Britain avoided these problems in 1986, when the potentially ruinously expensive State Earnings Related Pensions System (SERPS) was significantly reformed—although it should have been abolished—and its future cost was reduced; furthermore, people were given strong incentives to leave it.

Now, nearly 70 percent of the workforce are in private occupational schemes, so that when they retire, they will not depend upon a fraudulent intergenerational contract but will have a fund that is a product of genuine investment. Now the really poor among the elderly are a rapidly diminishing proportion of the population. Had the original version of SERPS persisted, a significant portion of the population would have been dependent on the state for their retirement income. And with the greater propensity of the elderly to vote, an irrational system would have continued indefinitely.

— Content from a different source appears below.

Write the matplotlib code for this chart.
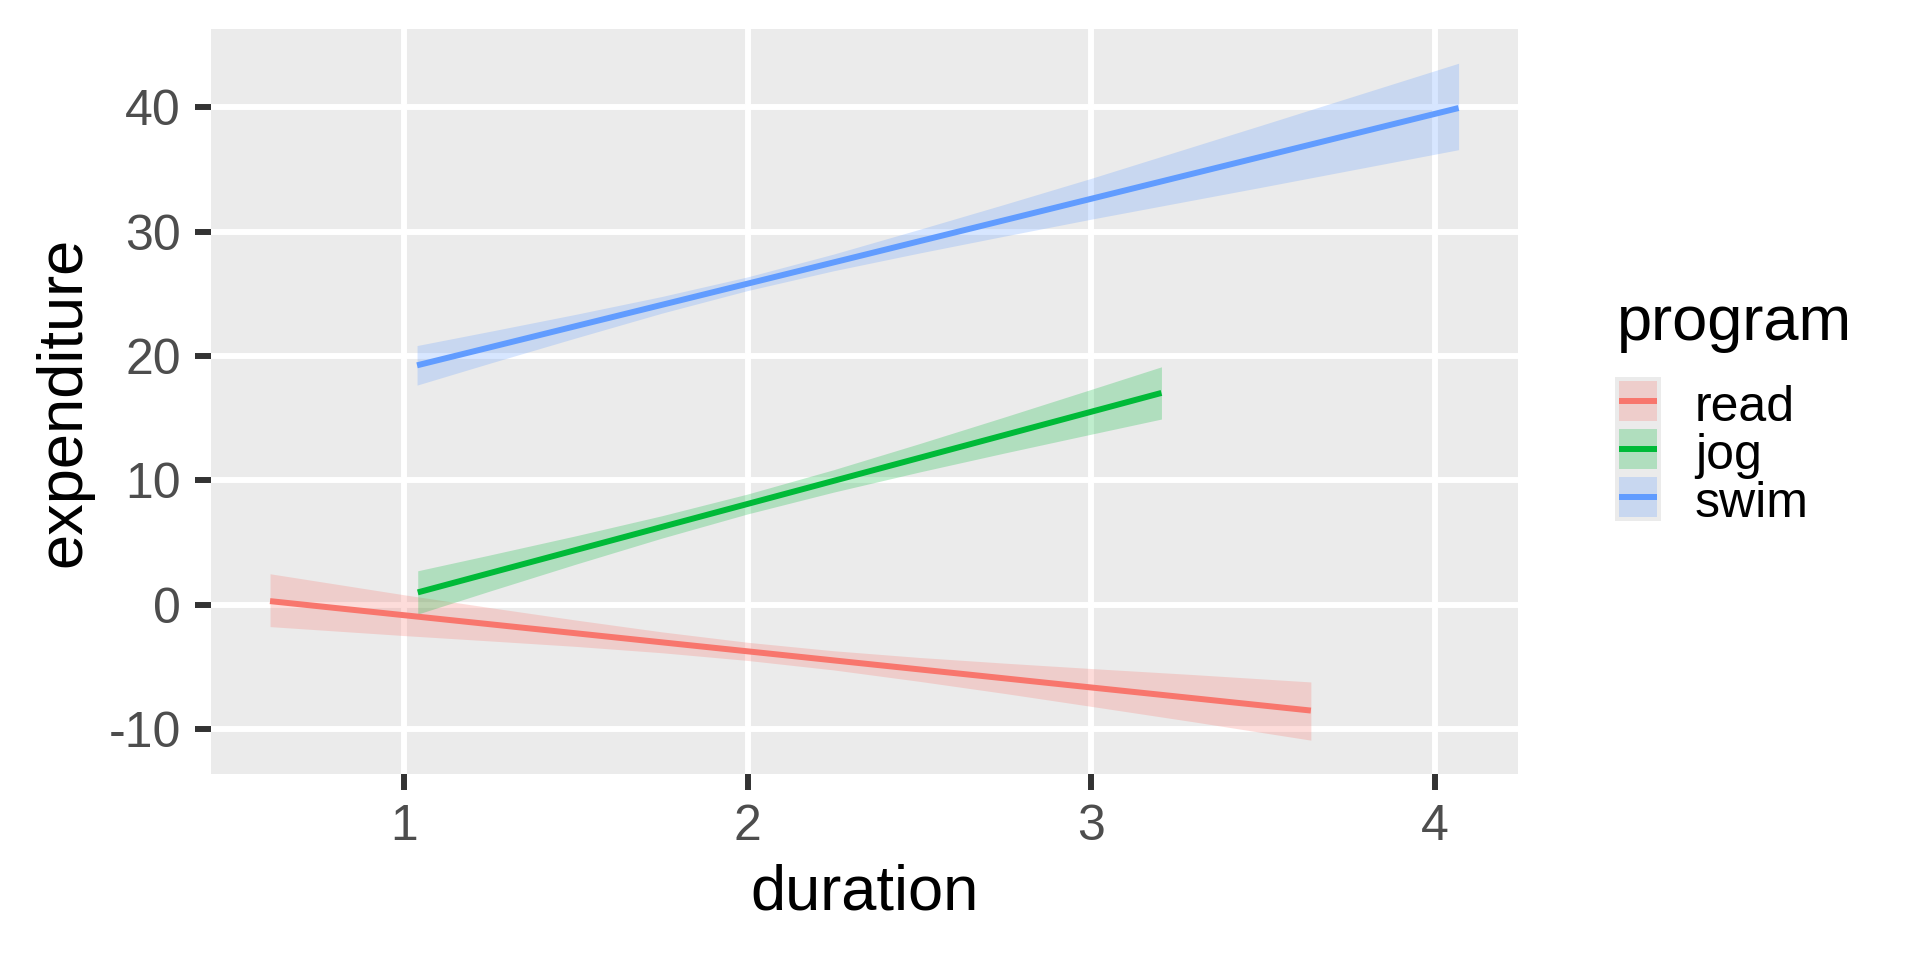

Education is little different from health. The universities are underfunded, and the reason is the same: almost sole provision by the state. They should be allowed to fix their own fees, which will be determined by costs. The abolition of maintenance grants (and the introduction of loans) was a start, but rationality requires that fees should be paid by the consumer. It was suggested by Keith Joseph in the 1980s but instantly rejected by Conservative MPs worried about their middle-class voters. Even the present derisory charge of £1000 has already been undermined in Scotland.

The Conservatives must face up to the fact that the present system is a gift to the middle classes; despite the expansion of the numbers of students in the past ten years, university education is still disproportionately consumed by the better-off. At the same time, standards are declining, classes are getting bigger, buildings are deteriorating, and salaries are too low to attract able people.

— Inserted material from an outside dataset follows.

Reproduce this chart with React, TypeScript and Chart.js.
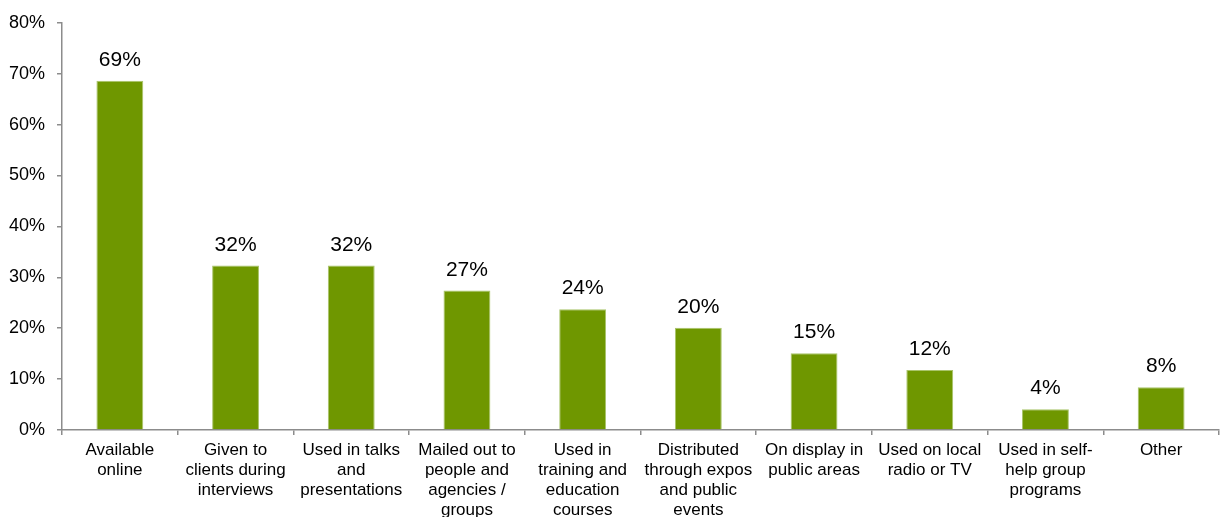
import React, { useEffect, useRef } from "react";
import { Chart, registerables } from "chart.js";

Chart.register(...registerables);

const categories: string[][] = [
  ["Available", "online"],
  ["Given to", "clients during", "interviews"],
  ["Used in talks", "and", "presentations"],
  ["Mailed out to", "people and", "agencies /", "groups"],
  ["Used in", "training and", "education", "courses"],
  ["Distributed", "through expos", "and public", "events"],
  ["On display in", "public areas"],
  ["Used on local", "radio or TV"],
  ["Used in self-", "help group", "programs"],
  ["Other"],
];

const values: number[] = [68.6, 32.3, 32.3, 27.4, 23.7, 20.1, 15.1, 11.8, 4.1, 8.4];

const barColor = "#6f9700";
const barEdge = "#a9c46a";
const axisColor = "#8c8c8c";
const fontFamily = "'Liberation Sans', Arial, sans-serif";

const dataLabelPlugin = {
  id: "dataLabels",
  afterDatasetsDraw(chart: any) {
    const ctx = chart.ctx;
    const meta = chart.getDatasetMeta(0);
    ctx.save();
    ctx.font = `21px ${fontFamily}`;
    ctx.fillStyle = "#000";
    ctx.textAlign = "center";
    ctx.textBaseline = "alphabetic";
    meta.data.forEach((bar: any, i: number) => {
      const v = values[i];
      ctx.fillText(`${Math.round(v)}%`, bar.x, bar.y - 15);
    });
    ctx.restore();
  },
};

export default function App() {
  const ref = useRef<HTMLCanvasElement>(null);
  useEffect(() => {
    document.body.style.margin = "0";
    const canvas = ref.current!;
    const chart = new Chart(canvas, {
      type: "bar",
      data: {
        labels: categories,
        datasets: [
          {
            data: values,
            backgroundColor: barColor,
            borderColor: barEdge,
            borderWidth: 1,
            categoryPercentage: 1,
            barPercentage: 0.405,
          },
        ],
      },
      options: {
        responsive: false,
        animation: false,
        devicePixelRatio: 1,
        layout: { padding: { top: 20, right: 3, left: 0, bottom: 0 } },
        plugins: {
          legend: { display: false },
          tooltip: { enabled: false },
        },
        scales: {
          x: {
            grid: {
              offset: true,
              drawOnChartArea: false,
              drawTicks: true,
              tickLength: 5,
              color: axisColor,
              lineWidth: 1.5,
            },
            border: { color: axisColor, width: 1.5 },
            ticks: {
              color: "#000",
              font: { family: fontFamily, size: 17, lineHeight: "20px" },
              padding: 5,
              maxRotation: 0,
              autoSkip: false,
            },
            afterFit(scale: any) {
              scale.height = 87;
            },
          },
          y: {
            min: 0,
            max: 80,
            grid: {
              drawOnChartArea: false,
              drawTicks: true,
              tickLength: 5,
              color: axisColor,
              lineWidth: 1.5,
            },
            border: { color: axisColor, width: 1.5 },
            ticks: {
              stepSize: 10,
              color: "#000",
              font: { family: fontFamily, size: 18 },
              padding: 12,
              callback: (v: any) => `${v}%`,
            },
            afterFit(scale: any) {
              scale.width = 62;
            },
          },
        },
      },
      plugins: [dataLabelPlugin],
    });
    return () => chart.destroy();
  }, []);
  return <canvas ref={ref} width={1222} height={517} style={{ display: "block" }} />;
}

The state's withdrawal from funding higher education must be accompanied by reform of the completely statist school system. But here, Conservatives have been backward in suggesting methods for making the school system more competitive or for controlling the power of teachers' unions. None has suggested even the voucher system, let alone proper privatization. The parents are the ultimate financiers of the school system, but they have very little say in the curriculum, standards of behaviour, or the hiring and firing of teachers. Conservatives have done little to free the country from the baleful effects of the producer's monopoly.

But there will be changes in these areas, and from a Labour government. Its members know that there is considerable consumer dissatisfaction with state-supplied services, and, with their newly discovered lust for office, they will be anxious to use any methods to keep power.

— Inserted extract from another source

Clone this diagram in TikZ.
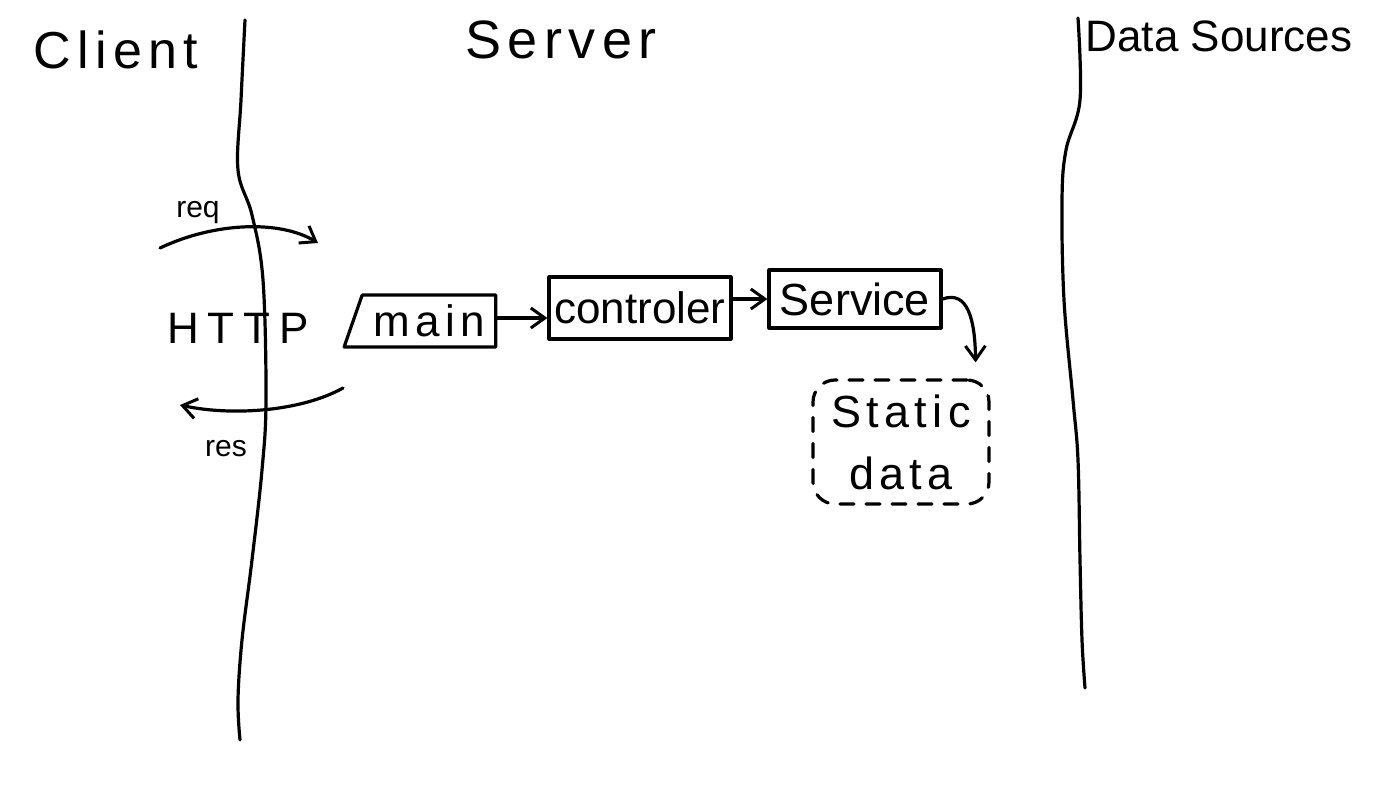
\documentclass[tikz,border=0pt]{standalone}
\usepackage{fontspec}
\setmainfont{Liberation Sans}
\newfontfamily\wide[LetterSpace=12]{Liberation Sans}
\newfontfamily\wider[LetterSpace=20]{Liberation Sans}
\usetikzlibrary{arrows.meta,shapes.geometric}
\tikzset{
  ink/.style={line width=3.2pt, line cap=round, line join=round, black},
  lbl/.style={inner sep=0pt, font=\wide},
  box/.style={ink, draw, rectangle, inner sep=0pt},
  tip/.style={-{Straight Barb[length=14pt,width=20pt,line width=3pt]}},
}
\begin{document}
\begin{tikzpicture}[x=1pt,y=-1pt]
\useasboundingbox (0,0) rectangle (1400,800);
\fill[white] (0,0) rectangle (1400,800);
% swimlane lines
\draw[ink] plot[smooth, tension=0.6] coordinates {(245,20) (241,100) (238,170) (252,215) (263,280) (266,400) (262,470) (252,560) (242,640) (238,700) (240,740)};
\draw[ink] plot[smooth, tension=0.6] coordinates {(1078,18) (1080,100) (1066,150) (1062,200) (1064,300) (1073,400) (1078,460) (1080,560) (1082,640) (1085,688)};
% titles
\node[lbl, font=\wide\fontsize{52}{56}\selectfont] (client) at (116,50) {Client};
\node[lbl, font=\wide\fontsize{54}{58}\selectfont] (server) at (561,40) {Server};
\node[lbl, font=\fontsize{44}{48}\selectfont] (ds) at (1219,36) {Data Sources};
% HTTP
\node[lbl, font=\wider\fontsize{44}{48}\selectfont] (http) at (238,328) {HTTP};
\node[lbl, font=\fontsize{30}{32}\selectfont] (req) at (198,213) {req};
\node[lbl, font=\fontsize{30}{32}\selectfont] (res) at (226,449) {res};
\coordinate (reqA) at (160,248);
\coordinate (reqB) at (318,243);
\coordinate (resA) at (343,388);
\coordinate (resB) at (180,405);
\draw[ink, tip] (reqA) .. controls (215,222) and (280,220) .. (reqB);
\draw[ink, tip] (resA) .. controls (300,412) and (230,416) .. (resB);
% boxes
\node[box, trapezium, trapezium left angle=65, trapezium right angle=90, trapezium stretches=true, minimum width=152pt, minimum height=52pt, font=\wide\fontsize{44}{48}\selectfont] (main) at (429,321) {main};
\node[box, minimum width=182pt, minimum height=62pt, font=\fontsize{44}{48}\selectfont] (ctrl) at (640,308) {controler};
\node[box, minimum width=172pt, minimum height=58pt, font=\fontsize{45}{48}\selectfont] (svc) at (855,299) {Service};
\node[ink, draw, dashed, dash pattern=on 14pt off 12pt, rounded corners=22pt, minimum width=176pt, minimum height=124pt, align=center, inner sep=0pt, font=\wide\fontsize{45}{62}\selectfont] (static) at (901,442) {Static\\data};
% connectors
\draw[ink, tip] ([yshift=3pt]main.east) -- ([yshift=3pt]main.east -| ctrl.west);
\draw[ink, tip] (ctrl.east |- svc.west) -- (svc.west);
\draw[ink, tip] (svc.east) .. controls (968,290) and (975,320) .. ([xshift=-15pt,yshift=16pt]static.north east);
\end{tikzpicture}
\end{document}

The only serious obstacle to the  reform of health is the unions. At present, Labour's plans are limited to farming out some health-service tasks to the private sector. This makes little difference to the collectivist (Stalinist) nature of the system, however, precisely because, in the absence of a proper market, consumers are still excluded from the crucially important decisions about finance and the allocation of expenditure. But small reforms are important symbolically, for once the government has defeated the unions on minor issues, it will go further down the road to privatization in pursuit of electoral success. And the Tories will be outflanked again.

It is all very well for philosophical conservatives to revere the past and distrust an abstract "reason," but with regard to public policy, it all depends on which past and what reason. Intelligent and informed conservatives are aware of the ideas discussed here—they pioneered some of them—but, if they are ignored, the past is all the party will have to look forward to.

It is no good for moderates to demand the middle way as a guarantor of electoral success; they tried that in the elections of 1992 and 1997, and look where it got them. Conservatives' idea of public policy is to outspend the statists and outregulate the regulators. They have lost six million votes since 1992, as the party has swung decisively to the "center." There might just be a democratic validation—not something libertarians are normally in search of—of free-market policies, but certainly there are few votes in being an etiolated socialist.